──────── Source excerpt

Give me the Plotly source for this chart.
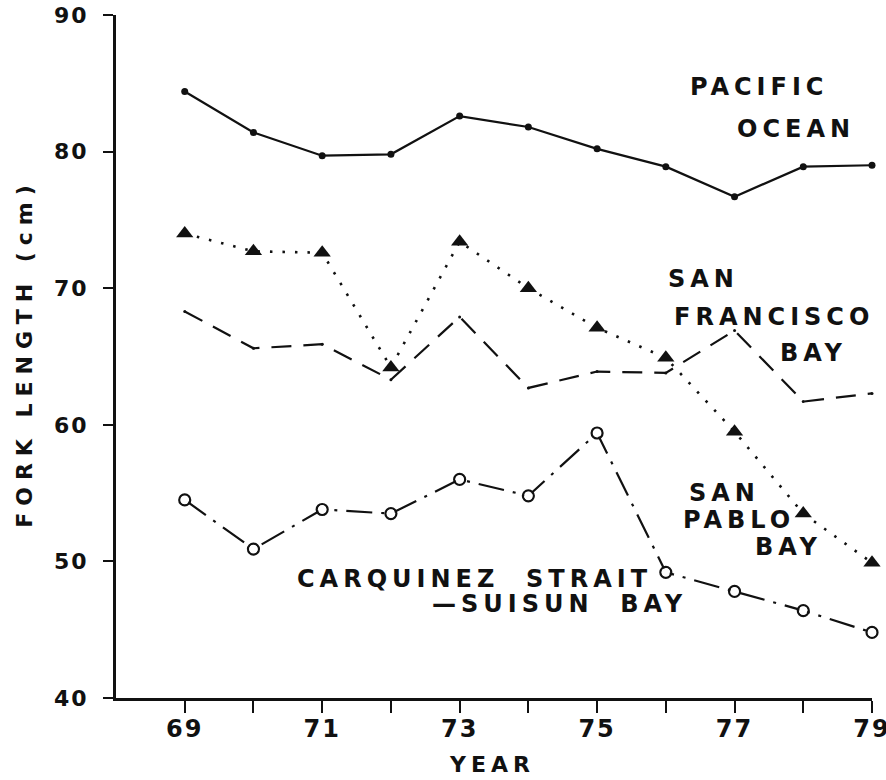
import plotly.graph_objects as go

# Mean fork length by year for each sampling area
years = [69, 70, 71, 72, 73, 74, 75, 76, 77, 78, 79]
pacific_ocean = [84.4, 81.4, 79.7, 79.8, 82.6, 81.8, 80.2, 78.9, 76.7, 78.9, 79.0]
san_francisco_bay = [68.3, 65.6, 65.9, 63.3, 67.9, 62.7, 63.9, 63.8, 66.9, 61.7, 62.3]
san_pablo_bay = [74.0, 72.7, 72.6, 64.2, 73.4, 70.0, 67.1, 64.9, 59.5, 53.5, 49.9]
carquinez_suisun = [54.5, 50.9, 53.8, 53.5, 56.0, 54.8, 59.4, 49.2, 47.8, 46.4, 44.8]

x_tick_labels = ["69", "", "71", "", "73", "", "75", "", "77", "", "79"]
y_ticks = [40, 50, 60, 70, 80, 90]

FONT = "DejaVu Sans"
INK = "#111111"


def spaced(text, px=5):
    return f'<span style="letter-spacing:{px}px">{text}</span>'


fig = go.Figure()

fig.add_trace(go.Scatter(
    x=years, y=pacific_ocean, mode="lines+markers",
    line=dict(color=INK, width=2.2, dash="solid"),
    marker=dict(symbol="circle", size=7, color=INK),
    cliponaxis=False, showlegend=False,
))
fig.add_trace(go.Scatter(
    x=years, y=san_francisco_bay, mode="lines+markers",
    line=dict(color=INK, width=2.2, dash="20px,12px"),
    marker=dict(symbol="circle", size=3, color=INK),
    cliponaxis=False, showlegend=False,
))
fig.add_trace(go.Scatter(
    x=years, y=san_pablo_bay, mode="lines+markers",
    line=dict(color=INK, width=2.6, dash="2.5px,10px"),
    marker=dict(symbol="triangle-up", size=15, color=INK),
    cliponaxis=False, showlegend=False,
))
fig.add_trace(go.Scatter(
    x=years, y=carquinez_suisun, mode="lines+markers",
    line=dict(color=INK, width=2.2, dash="26px,9px,3px,9px"),
    marker=dict(symbol="circle-open", size=11, color=INK,
                line=dict(width=2.2, color=INK)),
    cliponaxis=False, showlegend=False,
))
# white fill inside the open circles
fig.add_trace(go.Scatter(
    x=years, y=carquinez_suisun, mode="markers",
    marker=dict(symbol="circle", size=8, color="white"),
    cliponaxis=False, showlegend=False, hoverinfo="skip",
))

label_font = dict(family=FONT, size=24, color=INK, weight="bold")
labels = [
    ("PACIFIC", 77.36, 84.75),
    ("OCEAN", 77.9, 81.65),
    ("SAN", 76.55, 70.7),
    ("FRANCISCO", 77.58, 67.9),
    ("BAY", 78.15, 65.26),
    ("SAN", 76.86, 55.0),
    ("PABLO", 77.07, 53.03),
    ("BAY", 77.79, 51.05),
    ("CARQUINEZ  STRAIT", 73.22, 48.7),
    ("—SUISUN  BAY", 74.45, 46.85),
]
for text, lx, ly in labels:
    fig.add_annotation(x=lx, y=ly, xref="x", yref="y", text=spaced(text, 5),
                       showarrow=False, font=label_font,
                       xanchor="center", yanchor="middle")

# axis titles
fig.add_annotation(x=-0.122, y=0.505, xref="paper", yref="paper",
                   text=spaced("FORK LENGTH (cm)", 7), textangle=-90,
                   showarrow=False, font=dict(family=FONT, size=22, color=INK, weight="bold"),
                   xanchor="center", yanchor="middle")
fig.add_annotation(x=0.497, y=-0.098, xref="paper", yref="paper",
                   text=spaced("YEAR", 5),
                   showarrow=False, font=dict(family=FONT, size=22, color=INK, weight="bold"),
                   xanchor="center", yanchor="middle")

fig.update_layout(
    width=886, height=780,
    margin=dict(l=116, r=14, t=15, b=82, autoexpand=False),
    paper_bgcolor="white", plot_bgcolor="white",
    xaxis=dict(
        range=[68, 79], automargin=False,
        tickmode="array", tickvals=years,
        ticktext=[spaced(t, 2) if t else "" for t in x_tick_labels],
        ticks="outside", ticklen=12, tickwidth=2.2, tickcolor=INK,
        showline=True, linewidth=3, linecolor=INK,
        showgrid=False, zeroline=False,
        tickfont=dict(family=FONT, size=24, color=INK, weight="bold"),
        ticklabelstandoff=-5, ticklabeloverflow="allow",
    ),
    yaxis=dict(
        range=[40, 90], automargin=False,
        tickmode="array", tickvals=y_ticks,
        ticktext=[spaced(str(v), 2) for v in y_ticks],
        ticks="outside", ticklen=10, tickwidth=2.2, tickcolor=INK,
        showline=True, linewidth=3, linecolor=INK,
        showgrid=False, zeroline=False,
        tickfont=dict(family=FONT, size=22, color=INK, weight="bold"),
        ticklabelstandoff=10, ticklabeloverflow="allow",
    ),
)

fig.write_html("out.html")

────────────────

:: Goal of the exercise ::
Emit the lines of the material exactly, from its first line to the line containing "fig = go.Figure()", inclusive; leave every picture out.

:: Answer below ::
Give me the Plotly source for this chart.
import plotly.graph_objects as go

# Mean fork length by year for each sampling area
years = [69, 70, 71, 72, 73, 74, 75, 76, 77, 78, 79]
pacific_ocean = [84.4, 81.4, 79.7, 79.8, 82.6, 81.8, 80.2, 78.9, 76.7, 78.9, 79.0]
san_francisco_bay = [68.3, 65.6, 65.9, 63.3, 67.9, 62.7, 63.9, 63.8, 66.9, 61.7, 62.3]
san_pablo_bay = [74.0, 72.7, 72.6, 64.2, 73.4, 70.0, 67.1, 64.9, 59.5, 53.5, 49.9]
carquinez_suisun = [54.5, 50.9, 53.8, 53.5, 56.0, 54.8, 59.4, 49.2, 47.8, 46.4, 44.8]

x_tick_labels = ["69", "", "71", "", "73", "", "75", "", "77", "", "79"]
y_ticks = [40, 50, 60, 70, 80, 90]

FONT = "DejaVu Sans"
INK = "#111111"


def spaced(text, px=5):
    return f'<span style="letter-spacing:{px}px">{text}</span>'


fig = go.Figure()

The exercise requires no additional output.